Due to August’s A Level fiasco and social distancing restrictions affecting teaching delivery of most university courses, many school leavers across the UK may have found themselves reconsidering their next step in their career path.
A government U-turn, which allowed students in England, Wales and Northern Ireland to apply to their first-choice university with their original teacher-predicted grades, meant that an abnormal number of students met their university offer requirements this year.
Concern was raised that universities would have too many applicants per number of course places available, particularly as the government withdrew the cap on the number of students each institution can annually accept for this academic year.
To combat the influx of applicants, Durham University became the first UK institution to offer a financial incentive to applicants to defer their place for a year, promising a bursary if successful applicants took a gap year and began their studies in October 2021 instead.
As many young people may be forced to reconsider their next step due to oversubscribed university courses, should we be taking time to question how much pressure is being put on school leavers to attend university?
The ‘Traditional’ Route
A recent survey of 1,500 school leavers revealed that two thirds of pupils were encouraged to apply to higher education courses by their teachers whilst almost six out of ten said their parents wanted them to choose that route.
This may come as no surprise since, in the UK, between 24-38% of jobs require a Bachelor’s degree.
Figures revealed that in the academic year 2017/8, over 50 per cent (50.2%) of 17-30 years old in England had participated in higher education.
This figure came 20 years after Tony Blair, the then prime minister, set out to make university the traditional route into employment by creating a policy target of 50 per cent of young people going into higher education.
This policy was put in place, however, before the tuition fee rise to £9250 per year was set by the government in 2017.
The cost of tuition fees, alongside student rent and cost of living, can be a considerable factor for students to consider.
Ellece, who completed a HR apprenticeship within fire service after leaving school, told Unsaid that the prospect of immense student debt was part of the reason she decided to apply for an apprenticeship after completing secondary school.
“University did interest me at first but the prospect of getting into large amounts of debt, not gaining the same level of experience you get from work and also potentially moving far away from home worried me.
My qualifications I’ve attained along with the experience puts me in a great position for moving onto an advisor/managers role in many other companies.
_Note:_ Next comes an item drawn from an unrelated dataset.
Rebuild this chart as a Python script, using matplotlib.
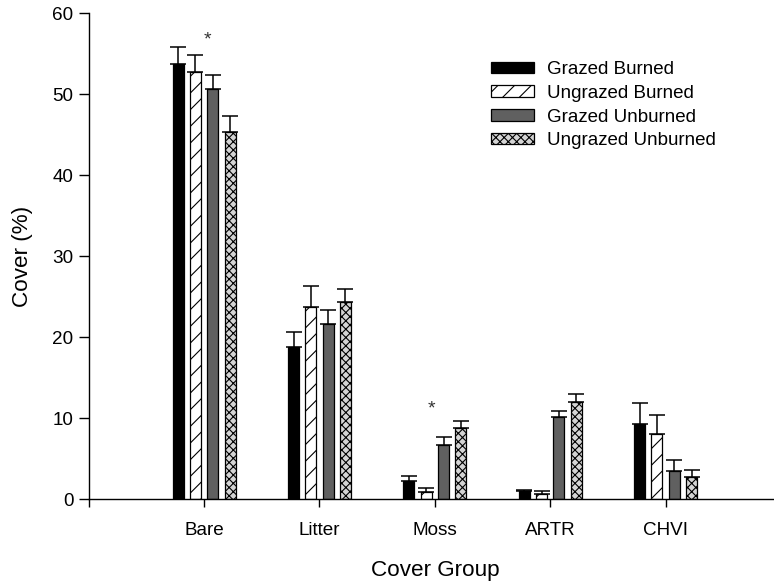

I would also hope that the experience gives me more of an advantage than if I’d done the same course at uni for 3 years, without financial worries.”
In February, a study of 2,000 adults of England by City & Guilds found that apprenticeships are considered amongst adults to be a better alternative to high education in terms monetary value (57 per cent vs 5 per cent) and longevity of skills acquired (39 per cent vs 13 per cent).
73 per cent of respondents said that they believed apprenticeships gave young people valuable preparation for their future career, whilst only 52 per cent said the same for undergraduate degrees.
Yet, 50 per cent of those surveyed said that they would still choose applying to university over an apprenticeship.
“For those that think there is a stigmatism attached to apprenticeships; if you choose the right employer there should be none”, said Ellece. “In every way I have been treated as equal to my other colleagues, if not better for the additional opportunities I’ve been given!”
In February, it was recorded by the ONS that the number of young people under the age of 19 taking up an apprenticeship has declined by 11.2%.
“University was the only thing my school pushed for student to do after A levels so initially I really struggled to find an apprenticeship that suited me”, said Ellece.
Kirstie Donelley, interim CEO at City & Guilds, said that the research shows that ‘there continues to be a stigma attached to taking an apprenticeship’ and schools should be actively encouraging pupils to consider it as a route into employment.
“More must be done now to promote apprenticeships both within schools and, more generally, amongst the public. We would like to see greater collaboration between businesses, the Government and schools to promote this fantastic training route to people of all ages.”
School leavers wanting to take a break
Yet, for those who wish to go to university but choose, for any reason, to delay entry until the following academic year, it appears there is also a lack of advice offered in schools.
Samuel, a current student at Cambridge who took gap year after completing secondary school to travel around France and South America told Unsaid:
“In terms school advice, there was very little information on gap years. Most people just went to university the year after because it seemed like the next step or they really wanted to get to university – but I never really understood the reason why people felt so rushed? My school was very academically driven – no advice on gap years and pretty much nothing on apprenticeships either.”
With on average, one out of ten UK undergraduates dropping out of university before their second year of study, starting a course in higher education straight after finishing secondary school may not be the most suitable career route for all.
In light of the A Level exam crisis and social distancing restrictions impacting most higher education courses this academic year, perhaps schools should be reminding pupils that there are other options, other than heading straight to university, to consider.